Senior management teams are far from alone in this lack of awareness, however, Barsky notes in his second point. Despite information security’s recent exposure as a hot political topic, the public at large does not seem to be well-educated about the dangers we face even in our day-to-day lives.
Referencing last year’s presidential election, Barsky says, “I thought this might be a good time to raise public awareness about these issues, and I think we just blew a great opportunity to do so. Based on what I know, what I see, and what I’ve observed for a long time is there’s a tremendous lack of awareness amongst the American public, all of whom are nowadays users of technology, about the dangers lurking in cyberspace.”
While so much of the awareness that does exist focuses on dangers outside of the country, insider threats – social engineering, falsified backgrounds and stolen identities – are just as present, though often ignored, Barsky said about his third concern.
“If there’s a World War III that’s fought with nuclear weapons, nobody’s going to win. And I believe that if there’s a serious cyberwar that happens, I’m not sure anybody could win that one either,” he said.
Though the solutions to some of these problems are difficult, Barsky said, they are luckily not impossible. The first involves filling the gaps in awareness that seem to permeate society.
“We need to, as an information security community, find ways to band together and make this a priority, educating the American public, because this thing, this cyberwar – as most of the attendees know – is dangerous as hell,” he said.

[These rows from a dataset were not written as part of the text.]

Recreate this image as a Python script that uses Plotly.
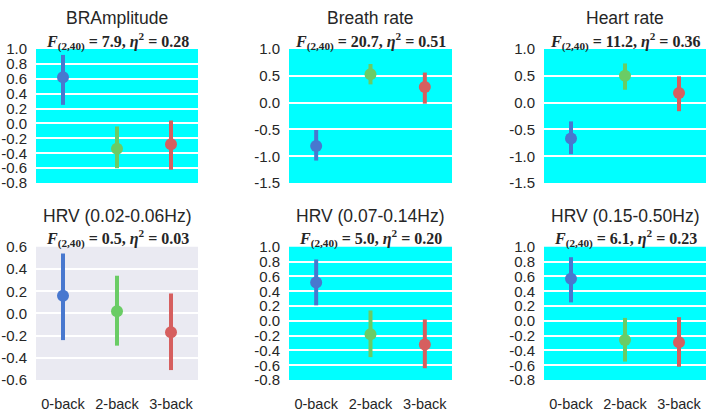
import plotly.graph_objects as go

conditions = ["0-back", "2-back", "3-back"]
colors = ["#4878CF", "#6ACC65", "#D65F5F"]

titles = ["BRAmplitude", "Breath rate", "Heart rate",
          "HRV (0.02-0.06Hz)", "HRV (0.07-0.14Hz)", "HRV (0.15-0.50Hz)"]
f_values = ["7.9", "20.7", "11.2", "0.5", "5.0", "6.1"]
eta_values = ["0.28", "0.51", "0.36", "0.03", "0.20", "0.23"]

br_amp_mean = [0.62, -0.34, -0.28]
br_amp_lo = [0.25, -0.60, -0.62]
br_amp_hi = [0.92, -0.04, 0.04]

breath_mean = [-0.81, 0.53, 0.29]
breath_lo = [-1.08, 0.34, -0.02]
breath_hi = [-0.51, 0.72, 0.56]

heart_mean = [-0.67, 0.50, 0.18]
heart_lo = [-0.96, 0.24, -0.16]
heart_hi = [-0.35, 0.73, 0.49]

hrv_low_mean = [0.16, 0.02, -0.17]
hrv_low_lo = [-0.24, -0.29, -0.51]
hrv_low_hi = [0.54, 0.34, 0.18]

hrv_mid_mean = [0.52, -0.18, -0.32]
hrv_mid_lo = [0.21, -0.49, -0.64]
hrv_mid_hi = [0.83, 0.14, 0.02]

hrv_high_mean = [0.57, -0.26, -0.29]
hrv_high_lo = [0.25, -0.55, -0.62]
hrv_high_hi = [0.86, 0.04, 0.05]

ticks_a = [-0.8, -0.6, -0.4, -0.2, 0.0, 0.2, 0.4, 0.6, 0.8, 1.0]
ticks_b = [-1.5, -1.0, -0.5, 0.0, 0.5, 1.0]
ticks_c = [-0.6, -0.4, -0.2, 0.0, 0.2, 0.4, 0.6]

panels = [
    (br_amp_mean, br_amp_lo, br_amp_hi, ticks_a, "#00FFFF"),
    (breath_mean, breath_lo, breath_hi, ticks_b, "#00FFFF"),
    (heart_mean, heart_lo, heart_hi, ticks_b, "#00FFFF"),
    (hrv_low_mean, hrv_low_lo, hrv_low_hi, ticks_c, "#EAEAF2"),
    (hrv_mid_mean, hrv_mid_lo, hrv_mid_hi, ticks_a, "#00FFFF"),
    (hrv_high_mean, hrv_high_lo, hrv_high_hi, ticks_a, "#00FFFF"),
]

W, H = 708, 412
x_px = [(36, 198), (289, 452), (544, 706)]
y_px = [(42, 183), (250, 390)]

fig = go.Figure()
layout = dict(
    width=W, height=H, margin=dict(l=0, r=0, t=0, b=0, pad=0),
    paper_bgcolor="white", plot_bgcolor="white", showlegend=False,
    font=dict(family="Liberation Sans, Arial, sans-serif", size=14, color="#262626"),
)
annotations = []
shapes = []
for i, (mean, lo, hi, ticks, bg) in enumerate(panels):
    r, c = divmod(i, 3)
    xa = "x" if i == 0 else f"x{i+1}"
    ya = "y" if i == 0 else f"y{i+1}"
    xkey = "xaxis" if i == 0 else f"xaxis{i+1}"
    ykey = "yaxis" if i == 0 else f"yaxis{i+1}"
    x0, x1 = x_px[c]
    y0, y1 = y_px[r]
    for j, cond in enumerate(conditions):
        fig.add_trace(go.Scatter(
            x=[cond], y=[mean[j]], mode="markers",
            marker=dict(color=colors[j], size=12),
            error_y=dict(type="data", symmetric=False,
                         array=[hi[j] - mean[j]], arrayminus=[mean[j] - lo[j]],
                         color=colors[j], thickness=4, width=0),
            xaxis=xa, yaxis=ya, hoverinfo="skip",
        ))
    layout[xkey] = dict(
        domain=[x0 / W, x1 / W], anchor=ya,
        type="category", categoryorder="array", categoryarray=conditions,
        range=[-0.5, 2.5], showgrid=False, zeroline=False, showline=False,
        showticklabels=(r == 1), ticks="", tickfont=dict(size=14.5),
        ticklabelstandoff=13,
    )
    layout[ykey] = dict(
        domain=[(H - y1) / H, (H - y0) / H], anchor=xa,
        range=[ticks[0], ticks[-1]],
        tickvals=ticks, ticktext=[f"{v:.1f}" for v in ticks],
        showgrid=True, gridcolor="white", gridwidth=1.5,
        zeroline=False, showline=False, ticks="", tickfont=dict(size=15),
        ticklabelstandoff=8,
    )
    shapes.append(dict(type="rect", xref="paper", yref="paper", layer="below",
                       x0=x0 / W, x1=x1 / W, y0=(H - y1) / H, y1=(H - y0) / H,
                       fillcolor=bg, line=dict(width=0)))
    cx = (x0 + x1) / 2 / W
    tb = 21 if r == 0 else 229
    st = 21 if r == 0 else 228
    annotations.append(dict(text=titles[i], x=cx, y=(H - tb) / H, xref="paper", yref="paper",
                            showarrow=False, xanchor="center", yanchor="bottom",
                            borderpad=0, font=dict(size=17.5, color="#262626")))
    annotations.append(dict(
        text=f"<b><i>F</i><sub>(2,40)</sub> = {f_values[i]}, <i>η</i><sup>2</sup> = {eta_values[i]}</b>",
        x=cx, y=(H - st) / H, xref="paper", yref="paper", showarrow=False,
        xanchor="center", yanchor="top", borderpad=0,
        font=dict(size=16, family="Liberation Serif, serif", color="#262626")))

layout["annotations"] = annotations
layout["shapes"] = shapes
fig.update_layout(**layout)
fig.write_html("out.html", config={"displayModeBar": False},
               post_script="document.body.style.margin='0';")
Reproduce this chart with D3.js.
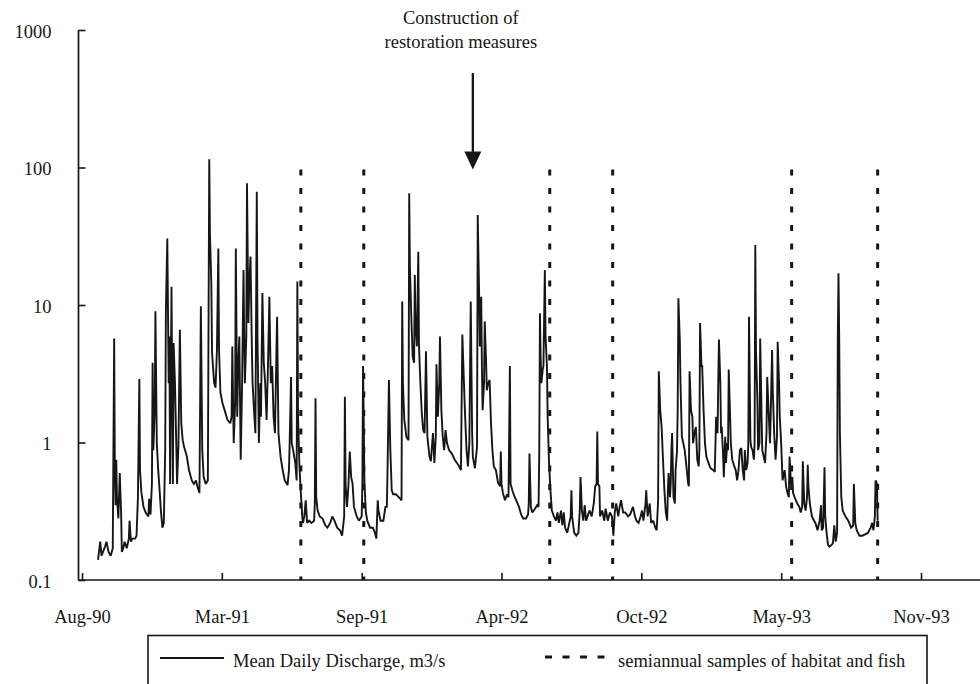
<!DOCTYPE html>
<html>
<head>
<meta charset="utf-8">
<script src="https://cdn.jsdelivr.net/npm/d3@7/dist/d3.min.js"></script>
<style>
  html, body { margin: 0; padding: 0; background: #fff; }
  svg { display: block; }
  text { font-family: "Liberation Serif", "Times New Roman", serif; fill: #161616; }
</style>
</head>
<body>
<svg id="chart" width="980" height="684"></svg>
<script>
// ---------------- data ----------------
const recordStart = "1990-09-01";           // day 0 of the discharge record
// [day of record, mean daily discharge m3/s]
const discharge = [
[6,0.14],[9,0.19],[11,0.15],[13,0.16],[16,0.175],[18,0.19],[21,0.16],[24,0.15],[27,0.17],[29,5.7],[30,0.6],[31,0.35],[32,0.75],[33,0.4],[35,0.28],[37,0.6],[39,0.3],[40,0.16],[42,0.17],[44,0.19],[47,0.17],[50,0.2],[51,0.27],[53,0.19],[55,0.2],[59,0.2],[61,0.21],[63,0.4],[65,2.9],[66,0.63],[68,0.43],[71,0.34],[74,0.31],[78,0.29],[79,0.39],[81,0.3],[83,0.5],[84,3.8],[85,0.88],[87,1.7],[88,9.0],[90,0.99],[92,0.63],[94,0.45],[96,0.31],[98,0.24],[100,0.26],[102,0.88],[103,9.2],[105,30.5],[107,2.7],[108,5.9],[109,0.5],[111,13.6],[113,0.5],[114,5.3],[116,2.7],[117,1.54],[119,0.5],[121,0.99],[123,6.6],[125,1.38],[127,1.04],[129,0.93],[133,0.79],[136,0.63],[140,0.53],[143,0.5],[146,0.53],[148,0.48],[151,0.43],[153,9.8],[155,0.88],[157,0.56],[160,0.5],[163,0.53],[165,115],[166,33],[168,14],[169,4.5],[172,2.7],[174,2.5],[176,4.7],[178,25.8],[179,4.7],[181,2.3],[184,1.93],
[187,1.72],[191,1.46],[195,1.38],[197,1.54],[198,5.0],[200,0.99],[202,1.93],[203,25.8],[205,1.54],[206,3.0],[208,5.9],[210,0.75],[212,2.7],[214,18],[215,5.9],[216,2.7],[218,5.9],[219,76.7],[221,7.4],[222,12.9],[224,22.5],[226,4.7],[227,2.7],[229,1.72],[231,1.17],[233,66.7],[234,5.9],[236,0.99],[238,2.7],[239,1.54],[241,12.2],[243,3.8],[245,2.7],[247,1.46],[249,3.6],[251,11.5],[253,2.7],[255,3.6],[257,1.54],[259,1.17],[262,8.2],[264,1.17],[267,0.79],[270,0.63],[273,0.53],[277,0.49],[279,0.63],[280,0.99],[282,3.0],[283,0.99],[285,0.88],[288,0.71],[290,0.53],[291,14.8],[292,1.54],[294,0.67],[296,0.43],[298,0.29],[299,0.26],[301,0.29],[303,0.38],[305,0.26],[308,0.27],[311,0.26],[315,0.27],[316,0.36],[317,2.1],[318,0.4],[320,0.32],[323,0.29],[327,0.28],[331,0.25],[334,0.24],[338,0.26],[341,0.29],[344,0.27],[348,0.24],[352,0.23],[355,0.21],[358,0.29],[359,2.15],[360,0.5],[362,0.34],[364,0.48],[366,0.86],[368,0.56],[370,0.5],
[372,0.34],[376,0.29],[379,0.27],[383,0.29],[384,0.5],[385,3.6],[387,0.5],[389,0.31],[391,0.27],[395,0.24],[399,0.24],[402,0.22],[404,0.2],[406,0.38],[407,0.32],[410,0.27],[414,0.27],[417,0.34],[419,0.34],[420,0.63],[422,2.85],[424,0.88],[426,0.45],[428,0.42],[432,0.42],[436,0.4],[440,0.38],[441,10.6],[442,2.7],[444,1.46],[447,1.1],[450,1.04],[451,64.9],[452,19],[454,8.2],[456,4.2],[458,3.8],[459,16.5],[460,7.4],[462,5.0],[464,24.4],[465,5.0],[467,2.7],[469,1.63],[471,1.23],[473,1.17],[475,4.6],[477,1.1],[480,0.79],[482,0.73],[485,1.17],[487,0.71],[489,1.1],[490,3.7],[492,1.54],[494,2.7],[495,5.9],[497,1.72],[499,1.1],[501,0.88],[503,1.23],[505,0.99],[508,0.88],[512,0.83],[516,0.75],[521,0.69],[525,0.63],[527,6.1],[529,3.0],[531,1.54],[533,0.88],[535,0.67],[537,0.99],[539,10.6],[541,1.17],[542,0.79],[545,0.65],[548,0.93],[549,45.2],[551,12],[552,5],[554,11.5],[555,3.5],[556,1.72],[558,2.7],[559,7.6],[561,3.8],[562,2.4],[564,2.7],[566,2.85],[568,1.38],[570,0.88],[572,0.67],[575,0.63],[578,0.51],[581,0.48],[582,0.86],[583,0.5],[585,0.43],[588,0.38],[591,0.42],[593,0.4],[595,3.6],[596,0.5],[599,0.44],[602,0.4],[605,0.37],[608,0.34],[611,0.3],[614,0.28],[618,0.28],[621,0.3],[622,0.36],[623,0.83],[625,0.34],[627,0.31],[631,0.33],[634,0.35],[636,0.34],[637,0.83],[638,8.7],[639,4.2],[640,2.7],[642,3.4],[643,3.6],[645,18],[646,5.9],[648,3.6],[649,1.54],[651,0.71],[653,0.45],[655,0.32],[658,0.29],[661,0.27],[663,0.31],[665,0.26],[668,0.32],[670,0.25],[672,0.31],[674,0.24],[677,0.22],[680,0.26],[682,0.29],[683,0.45],[684,0.29],[687,0.22],[690,0.21],[693,0.22],[695,0.32],[696,0.56],[698,0.32],[700,0.27],[702,0.35],[704,0.27],[707,0.3],[709,0.32],[712,0.29],[715,0.36],[717,0.48],[719,0.5],[720,1.2],[721,0.5],[723,0.48],[724,0.29],[727,0.32],[730,0.27],[732,0.33],[735,0.27],[738,0.31],[741,0.29],
[743,0.21],[745,0.31],[747,0.36],[750,0.29],[752,0.34],[754,0.38],[757,0.31],[760,0.31],[764,0.29],[767,0.3],[771,0.34],[774,0.29],[776,0.27],[779,0.26],[782,0.29],[784,0.32],[786,0.27],[789,0.36],[790,0.45],[792,0.29],[795,0.36],[797,0.26],[800,0.27],[803,0.24],[805,0.23],[807,0.38],[808,3.3],[810,1.72],[812,1.3],[814,0.75],[816,0.45],[818,0.31],[820,0.27],[821,0.45],[822,0.6],[824,0.4],[825,0.5],[826,0.88],[827,1.17],[829,0.4],[831,0.36],[832,0.63],[834,0.86],[835,1.72],[836,11.2],[838,5.6],[839,2.7],[841,1.1],[843,0.99],[845,0.88],[847,0.71],[850,0.5],[851,0.48],[852,3.3],[854,1.72],[856,1.54],[857,0.99],[859,1.17],[861,1.3],[863,0.75],[865,0.67],[866,0.88],[867,7.4],[869,3.6],[870,3.6],[872,1.72],[874,0.99],[876,0.79],[879,0.71],[882,0.65],[886,0.63],[888,0.61],[890,1.54],[892,1.17],[893,2.7],[894,5.6],[896,2.7],[897,1.17],[898,1.3],[900,0.79],[901,0.56],[903,1.1],[904,0.71],[906,0.99],[907,0.88],[908,3.4],[910,1.54],[911,0.99],[913,0.75],[916,0.67],[918,0.63],[920,0.53],[922,0.63],[924,0.88],[926,0.91],[928,0.63],
[930,0.53],[931,0.88],[933,0.63],[935,0.71],[936,0.99],[937,8.2],[939,1.04],[940,0.93],[942,0.88],[944,0.75],[945,0.99],[946,27.3],[947,4.7],[949,2.0],[950,0.88],[952,0.99],[953,5.7],[955,1.54],[956,0.88],[958,0.79],[960,0.71],[962,1.17],[963,3.0],[965,1.72],[967,0.99],[968,1.54],[970,4.7],[971,2.4],[973,1.17],[975,0.75],[977,1.1],[978,5.4],[980,2.7],[981,1.54],[983,0.99],[985,0.53],[988,0.63],[990,0.48],[992,0.43],[994,0.4],[995,0.79],[997,0.5],[999,0.56],[1000,0.43],[1003,0.39],[1006,0.36],[1009,0.34],[1011,0.31],[1013,0.34],[1014,0.73],[1016,0.36],[1018,0.32],[1020,0.4],[1021,0.69],[1022,0.48],[1024,0.36],[1027,0.29],[1030,0.27],[1032,0.26],[1035,0.23],[1038,0.27],[1040,0.35],[1041,0.23],[1043,0.24],[1045,0.66],[1046,0.29],[1048,0.22],[1050,0.18],[1052,0.175],[1055,0.18],[1057,0.185],[1059,0.25],[1061,0.19],[1063,0.22],[1064,5.9],[1065,17],[1066,5.9],[1067,1.17],[1069,0.4],[1071,0.32],[1075,0.29],[1079,0.27],[1083,0.24],[1086,0.25],[1087,0.5],[1089,0.26],[1091,0.23],[1095,0.21],[1099,0.21],[1103,0.215],[1107,0.22],[1111,0.24],[1113,0.26],[1115,0.23],[1117,0.29],[1118,0.53],[1120,0.5],[1121,0.27]
];
const sampleDates = ["1991-06-24","1991-09-22","1992-06-14","1992-09-12","1993-05-26","1993-09-26"];
const xTickDates = ["1990-08-15","1991-03-03","1991-09-19","1992-04-06","1992-10-23","1993-05-11","1993-11-27"];
const yTickValues = [0.1, 1, 10, 100, 1000];
const constructionDate = "1992-02-25";
const annotationLines = ["Construction of", "restoration measures"];
const legendLabels = ["Mean Daily Discharge, m3/s", "semiannual samples of habitat and fish"];

// ---------------- chart ----------------
const parse = d3.utcParse("%Y-%m-%d");
const day0 = parse(recordStart);
const series = discharge.map(([d, v]) => ({ date: d3.utcDay.offset(day0, d), value: v }));

const svg = d3.select("#chart");
const ink = "#161616";
const fs = "18.5px";

const x = d3.scaleUtc()
  .domain([parse(xTickDates[0]), parse(xTickDates[xTickDates.length - 1])])
  .range([82, 921]);
const y = d3.scaleLog().domain([0.1, 1000]).range([580, 30]);

// sample dotted lines
svg.append("g").selectAll("line").data(sampleDates).join("line")
  .attr("x1", d => x(parse(d))).attr("x2", d => x(parse(d)))
  .attr("y1", y(100) + 2).attr("y2", y(0.1))
  .attr("stroke", ink).attr("stroke-width", 3)
  .attr("stroke-dasharray", "6,12.5");

// discharge line
svg.append("path").datum(series)
  .attr("fill", "none").attr("stroke", ink).attr("stroke-width", 1.9)
  .attr("stroke-linejoin", "miter").attr("stroke-miterlimit", 2)
  .attr("d", d3.line().x(d => x(d.date)).y(d => y(d.value)));

// y axis
const yAxis = d3.axisLeft(y).tickValues(yTickValues)
  .tickFormat(d => d3.format("~g")(d))
  .tickSizeInner(-7).tickSizeOuter(0).tickPadding(27);
const gy = svg.append("g").attr("transform", "translate(78.5,0)").call(yAxis);
gy.select(".domain").remove();
gy.selectAll(".tick line").attr("stroke", ink).attr("stroke-width", 1.6);
gy.selectAll(".tick text").attr("font-size", fs).attr("dy", "0.4em")
  .attr("font-family", "Liberation Serif").attr("fill", ink);
svg.append("line").attr("x1", 78.5).attr("x2", 78.5).attr("y1", y(1000)).attr("y2", y(0.1))
  .attr("stroke", ink).attr("stroke-width", 1.7);

// x axis
const xAxis = d3.axisBottom(x).tickValues(xTickDates.map(parse))
  .tickFormat(d3.utcFormat("%b-%y"))
  .tickSizeInner(-7).tickSizeOuter(0).tickPadding(30);
const gx = svg.append("g").attr("transform", "translate(0,580)").call(xAxis);
gx.select(".domain").remove();
gx.selectAll(".tick line").attr("stroke", ink).attr("stroke-width", 1.6);
gx.selectAll(".tick text").attr("font-size", fs)
  .attr("font-family", "Liberation Serif").attr("fill", ink);
svg.append("line").attr("x1", 78).attr("x2", 980).attr("y1", 580).attr("y2", 580)
  .attr("stroke", ink).attr("stroke-width", 1.7);

// annotation
const ax = x(parse(constructionDate));
svg.append("g").selectAll("text").data(annotationLines).join("text")
  .attr("x", ax - 12).attr("y", (d, i) => 24 + i * 24)
  .attr("text-anchor", "middle").attr("font-size", fs).text(d => d);
const tipY = y(100) + 2;
svg.append("line").attr("x1", ax).attr("x2", ax).attr("y1", 73).attr("y2", tipY - 16)
  .attr("stroke", ink).attr("stroke-width", 2.3);
svg.append("path")
  .attr("d", `M${ax - 8.5},${tipY - 18} L${ax + 8.5},${tipY - 18} L${ax},${tipY} Z`)
  .attr("fill", ink);

// legend
const lg = svg.append("g");
lg.append("rect").attr("x", 148).attr("y", 635.5).attr("width", 779).attr("height", 70)
  .attr("fill", "none").attr("stroke", ink).attr("stroke-width", 1.6);
lg.append("line").attr("x1", 160).attr("x2", 224).attr("y1", 658).attr("y2", 658)
  .attr("stroke", ink).attr("stroke-width", 1.9);
lg.append("text").attr("x", 233).attr("y", 667).attr("font-size", fs).text(legendLabels[0]);
lg.append("line").attr("x1", 545).attr("x2", 606).attr("y1", 657).attr("y2", 657)
  .attr("stroke", ink).attr("stroke-width", 3).attr("stroke-dasharray", "7,10.5");
lg.append("text").attr("x", 618).attr("y", 667).attr("font-size", fs).text(legendLabels[1]);
</script>
</body>
</html>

And the second means reinforcing to senior management that information security is worth the time, money and interest, even if it might not seem so glamorous. This often requires a change in attitude.
“Communication is a two-way street. You’ve got to have somebody who can actually convey the message and somebody else who is willing to listen. And if your partner does not listen, then unfortunately, you can do all the communicating you can muster and it’s not getting anywhere,” Barsky said.
Once those conversations have been had, it’s up to the company, Barsky said, to rise to the challenge, going above and beyond industry or legislative standards to make certain that information security is being maintained.
“The government cannot issue rules that apply to a wide set of organizations and enterprises and believe that they’ve got every threat covered. It’s impossible,” he said. “If you just check the boxes, that’s good and well, but you’ve got to do more to deal with the specific issues that you know you have. And that takes some courage.”